Once, while waiting for a plane to meet Blakey at the Sundance Institute in Utah, Lacy spent half a day on hold in the airport. Cell phone in hand, she called the FAA administrator looking for help, but Blakey was stuck in another airport, and her husband – in still another airport – was suffering a similar fate.

“Marion get special treatment when she flies? No way!” Lacy said. “She gets bumped just like everybody else.”

Lacy describes Blakey as not only a good friend, but also a wonderful mother and a person who lives by a moral code – one that includes civic responsibility, something on which Blakey has based her career.

That commitment to service and a lifelong faith in God were inspired in part by Blakey’s mother and other family members. It came, too, from Mary Washington’s passionate students and professors.

Back in Blakey’s office high in the FAA building, she looks over memorabilia from her years in transportation.

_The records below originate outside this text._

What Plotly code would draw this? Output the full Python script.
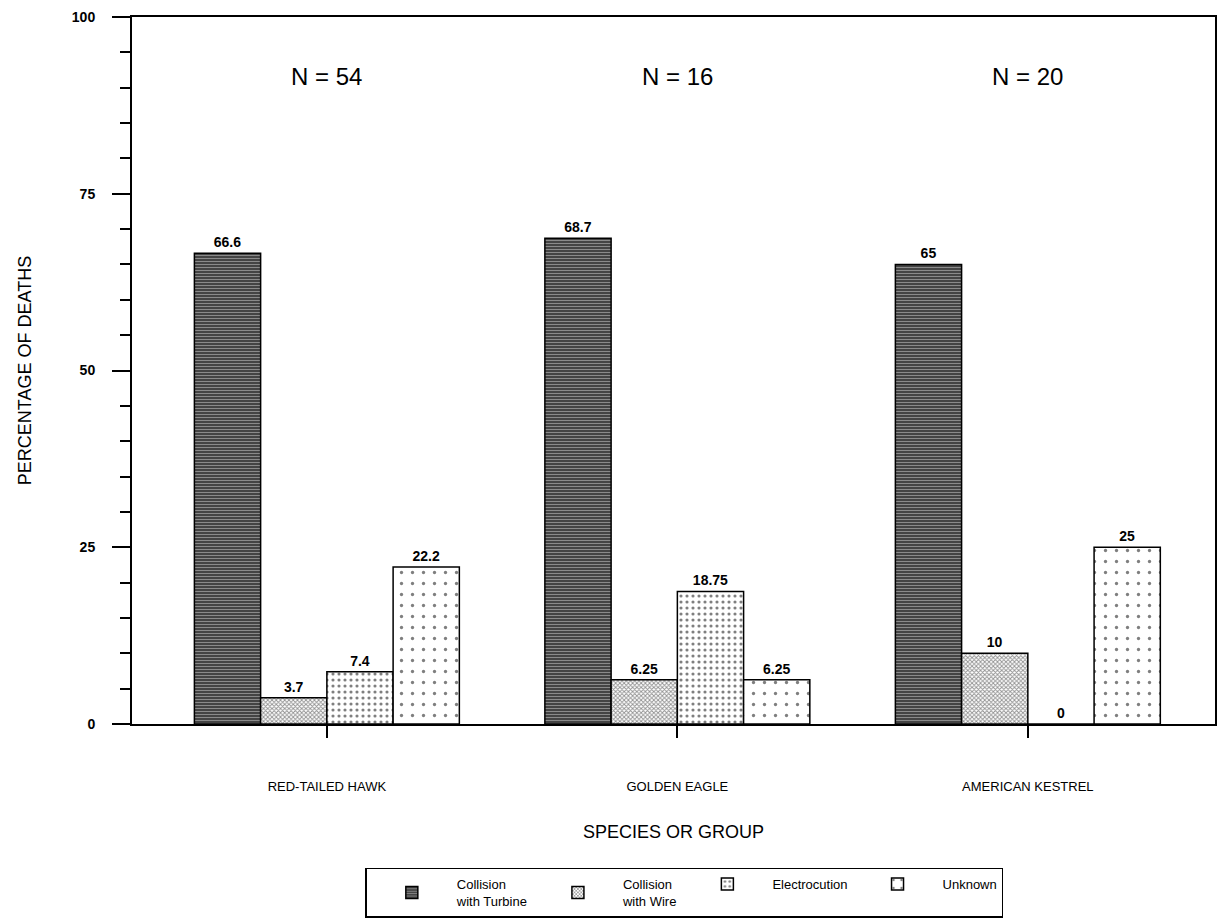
import plotly.graph_objects as go

# Species groups and the share of deaths by cause (percent)
species = ["RED-TAILED HAWK", "GOLDEN EAGLE", "AMERICAN KESTREL"]
sample_sizes = [54, 16, 20]

turbine = [66.6, 68.7, 65.0]
wire = [3.7, 6.25, 10.0]
electrocution = [7.4, 18.75, 0.0]
unknown = [22.2, 6.25, 25.0]

cause_names = ["Collision<br>with Turbine", "Collision<br>with Wire", "Electrocution", "Unknown"]

FONT = "Liberation Sans, Arial, sans-serif"

# Fill style per cause: hatched dark, fine crosshatch, dense dots, sparse dots
patterns = [
    dict(shape="-", bgcolor="#444444", fgcolor="#cfcfcf", size=3, solidity=0.35),
    dict(shape="x", bgcolor="#ffffff", fgcolor="#222222", size=3, solidity=0.5),
    dict(shape=".", bgcolor="#ffffff", fgcolor="#000000", size=6, solidity=0.22),
    dict(shape=".", bgcolor="#ffffff", fgcolor="#000000", size=11, solidity=0.07),
]

series = [turbine, wire, electrocution, unknown]

fig = go.Figure()
for name, vals, pat in zip(cause_names, series, patterns):
    fig.add_trace(go.Bar(
        x=list(range(len(species))),
        y=vals,
        name=name,
        text=[f"{v:g}" for v in vals],
        textposition="outside",
        textfont=dict(family=FONT, size=14, color="black", weight="bold"),
        cliponaxis=False,
        marker=dict(color=pat["bgcolor"], line=dict(color="black", width=1.5),
                    pattern=pat),
    ))

# Sample size above each species group
for i, n in enumerate(sample_sizes):
    fig.add_annotation(x=i, y=91.6, text=f"N = {n}", showarrow=False,
                       font=dict(family=FONT, size=24, color="black"))

fig.update_layout(
    width=1220, height=920,
    margin=dict(l=132, r=5, t=17, b=196, autoexpand=False),
    paper_bgcolor="white", plot_bgcolor="white",
    barmode="group", bargap=0.244, bargroupgap=0,
    font=dict(family=FONT, color="black"),
    legend=dict(
        orientation="h", x=0.51, xanchor="center", y=-0.203, yanchor="top",
        bordercolor="black", borderwidth=1.5, valign="middle",
        font=dict(family=FONT, size=13, color="black"),
        traceorder="normal", itemwidth=80,
    ),
    xaxis=dict(
        range=[-0.556, 2.534],
        tickmode="array", tickvals=list(range(len(species))), ticktext=species,
        ticks="outside", ticklen=12, tickwidth=2, tickcolor="black",
        ticklabelstandoff=37,
        tickfont=dict(family=FONT, size=13, color="black"),
        showline=True, linecolor="black", linewidth=2, mirror=True,
        showgrid=False, zeroline=False,
        title=dict(text="SPECIES OR GROUP", standoff=33,
                   font=dict(family=FONT, size=18, color="black")),
    ),
    yaxis=dict(
        range=[0, 100],
        tickmode="array", tickvals=[0, 25, 50, 75, 100],
        ticks="outside", ticklen=18, tickwidth=2, tickcolor="black",
        ticklabelstandoff=14,
        tickfont=dict(family=FONT, size=14, color="black", weight="bold"),
        minor=dict(dtick=5, ticks="outside", ticklen=10, tickwidth=1.5,
                   tickcolor="black", showgrid=False),
        showline=True, linecolor="black", linewidth=2, mirror=True,
        showgrid=False, zeroline=False,
        title=dict(text="PERCENTAGE OF DEATHS", standoff=36,
                   font=dict(family=FONT, size=18, color="black")),
    ),
)

fig.write_html("out.html")
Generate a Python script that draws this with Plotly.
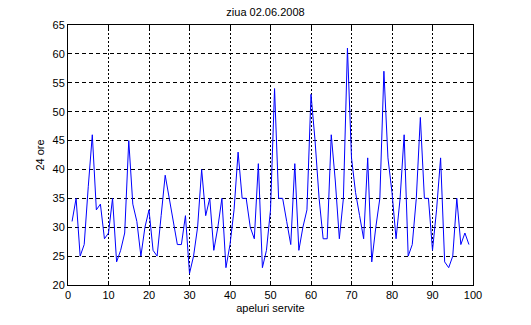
import plotly.graph_objects as go

calls = list(range(1, 100))
hours = [31, 35, 25, 27, 37, 46, 33, 34, 28, 29,
         35, 24, 26, 29, 45, 34, 31, 25, 30, 33,
         26, 25, 32, 39, 35, 31, 27, 27, 32, 22,
         25, 30, 40, 32, 35, 26, 30, 35, 23, 27,
         33, 43, 35, 35, 30, 28, 41, 23, 26, 33,
         54, 35, 35, 31, 27, 41, 26, 30, 33, 53,
         45, 35, 28, 28, 46, 38, 28, 35, 61, 42,
         36, 32, 28, 42, 24, 30, 35, 57, 42, 36,
         28, 35, 46, 25, 27, 35, 49, 35, 35, 26,
         33, 42, 24, 23, 25, 35, 27, 29, 27]

x_ticks = [0, 10, 20, 30, 40, 50, 60, 70, 80, 90, 100]
y_ticks = [20, 25, 30, 35, 40, 45, 50, 55, 60, 65]

font = dict(family="Liberation Sans, Arial", size=11, color="black")

fig = go.Figure(go.Scatter(x=calls, y=hours, mode="lines",
                           line=dict(color="#0000ff", width=1)))

axis_common = dict(
    showline=True, linecolor="black", linewidth=1, mirror="allticks",
    ticks="inside", ticklen=4, tickcolor="black",
    showgrid=True, gridcolor="black", gridwidth=1,
    zeroline=False, tickfont=font,
)

fig.update_xaxes(range=[0, 100], tickvals=x_ticks, griddash="2px,2px",
                 title=dict(text="apeluri servite", standoff=4, font=font),
                 **axis_common)
fig.update_yaxes(range=[20, 65], tickvals=y_ticks, griddash="4px,3px",
                 title=dict(text="24 ore", standoff=5, font=font),
                 **axis_common)

fig.update_layout(
    width=531, height=325,
    margin=dict(l=68, r=58, t=25, b=35),
    paper_bgcolor="white", plot_bgcolor="white",
    showlegend=False,
    title=dict(text="ziua 02.06.2008", x=0.5, xanchor="center", y=0.975, yanchor="top",
               font=font),
)

fig.write_html("out.html")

There are photos of industry leaders, a model of a Boeing 787 passenger jet, and an elegant origami airplane, a gift from Blakey’s counterpart in China.     

She stops at a small painting on the wall closest to her desk, a watercolor of Trinkle Library. “That is the first place I had a real job,” she said.

The memory steers Blakey’s thoughts to her years with the Class of 1970 and Mary Washington’s “forward-leaning and forward-looking professors,” who instilled in students the idea that they could do anything.

“We were very lucky,” Blakey said. “I never felt any limits there, and wherever you go in the world, you take that with you.”